* _What the exercise asks_
Filter this data down to the lines that hold "React", and copy them.

-*-

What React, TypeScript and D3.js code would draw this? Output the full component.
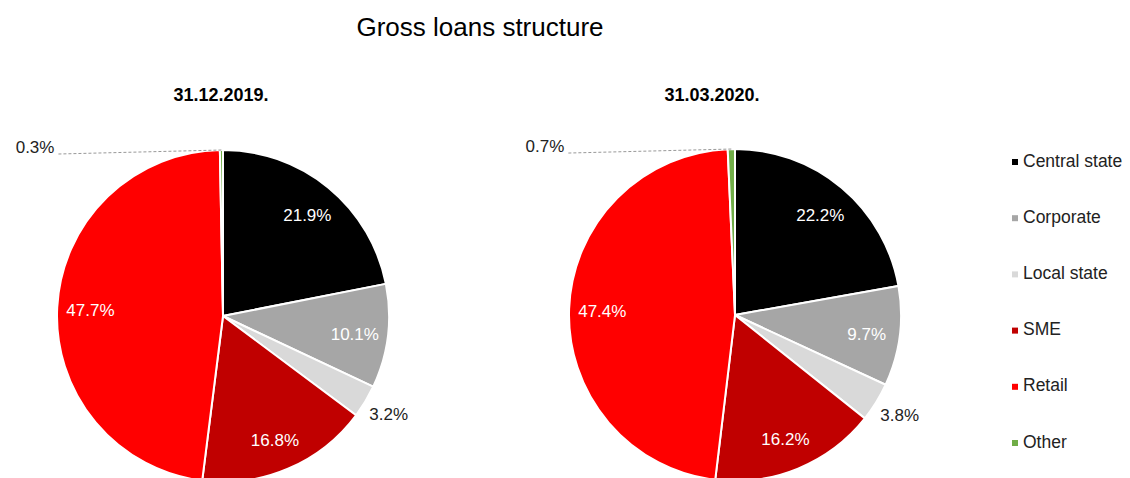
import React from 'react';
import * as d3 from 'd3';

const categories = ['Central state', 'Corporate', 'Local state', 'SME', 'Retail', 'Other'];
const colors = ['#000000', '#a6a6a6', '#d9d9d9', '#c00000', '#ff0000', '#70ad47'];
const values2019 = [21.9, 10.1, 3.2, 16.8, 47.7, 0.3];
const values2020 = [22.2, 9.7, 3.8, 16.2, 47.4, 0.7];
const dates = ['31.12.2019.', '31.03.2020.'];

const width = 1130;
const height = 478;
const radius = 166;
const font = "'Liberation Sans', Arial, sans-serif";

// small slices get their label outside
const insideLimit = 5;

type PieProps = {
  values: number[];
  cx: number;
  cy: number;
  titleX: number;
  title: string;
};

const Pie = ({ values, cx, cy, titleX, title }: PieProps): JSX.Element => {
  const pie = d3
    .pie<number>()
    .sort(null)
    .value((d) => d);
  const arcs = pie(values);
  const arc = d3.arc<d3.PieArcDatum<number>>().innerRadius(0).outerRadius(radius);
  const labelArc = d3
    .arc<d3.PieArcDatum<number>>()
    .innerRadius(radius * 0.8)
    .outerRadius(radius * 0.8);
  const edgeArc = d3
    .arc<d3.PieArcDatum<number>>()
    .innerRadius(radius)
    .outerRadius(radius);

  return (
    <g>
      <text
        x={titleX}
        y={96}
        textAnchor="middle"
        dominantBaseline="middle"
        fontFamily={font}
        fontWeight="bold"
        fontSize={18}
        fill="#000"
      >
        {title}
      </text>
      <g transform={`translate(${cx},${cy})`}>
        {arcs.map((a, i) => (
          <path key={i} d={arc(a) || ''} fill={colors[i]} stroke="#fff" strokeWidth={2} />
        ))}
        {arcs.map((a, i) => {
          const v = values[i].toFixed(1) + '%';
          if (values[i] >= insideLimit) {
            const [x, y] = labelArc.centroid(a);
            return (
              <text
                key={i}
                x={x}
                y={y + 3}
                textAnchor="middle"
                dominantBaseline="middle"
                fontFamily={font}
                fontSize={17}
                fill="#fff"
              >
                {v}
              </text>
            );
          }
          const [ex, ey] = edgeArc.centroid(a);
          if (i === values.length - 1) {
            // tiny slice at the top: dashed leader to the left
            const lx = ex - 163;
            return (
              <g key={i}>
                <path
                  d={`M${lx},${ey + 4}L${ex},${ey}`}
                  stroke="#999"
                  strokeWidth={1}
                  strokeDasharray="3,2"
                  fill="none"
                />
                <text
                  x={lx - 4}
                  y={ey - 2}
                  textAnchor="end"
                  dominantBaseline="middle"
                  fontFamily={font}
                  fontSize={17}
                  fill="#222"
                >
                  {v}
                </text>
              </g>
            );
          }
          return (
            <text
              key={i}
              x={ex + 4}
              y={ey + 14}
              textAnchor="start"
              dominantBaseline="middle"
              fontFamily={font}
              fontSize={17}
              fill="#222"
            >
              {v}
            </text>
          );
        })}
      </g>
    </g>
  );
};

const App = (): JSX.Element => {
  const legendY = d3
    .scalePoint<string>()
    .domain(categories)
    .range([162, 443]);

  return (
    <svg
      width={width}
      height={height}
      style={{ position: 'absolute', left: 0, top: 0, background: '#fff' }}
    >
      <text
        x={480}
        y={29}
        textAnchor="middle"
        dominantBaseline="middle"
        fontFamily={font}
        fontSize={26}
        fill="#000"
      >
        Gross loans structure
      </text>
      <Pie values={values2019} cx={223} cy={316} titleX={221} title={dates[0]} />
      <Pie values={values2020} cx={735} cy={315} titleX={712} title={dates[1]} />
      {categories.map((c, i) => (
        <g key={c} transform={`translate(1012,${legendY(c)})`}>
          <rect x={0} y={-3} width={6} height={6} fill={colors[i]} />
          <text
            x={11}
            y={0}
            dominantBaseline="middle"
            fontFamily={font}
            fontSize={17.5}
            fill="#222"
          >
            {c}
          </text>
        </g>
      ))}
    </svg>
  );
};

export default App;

-*-

* _Result for this task_
What React, TypeScript and D3.js code would draw this? Output the full component.
import React from 'react';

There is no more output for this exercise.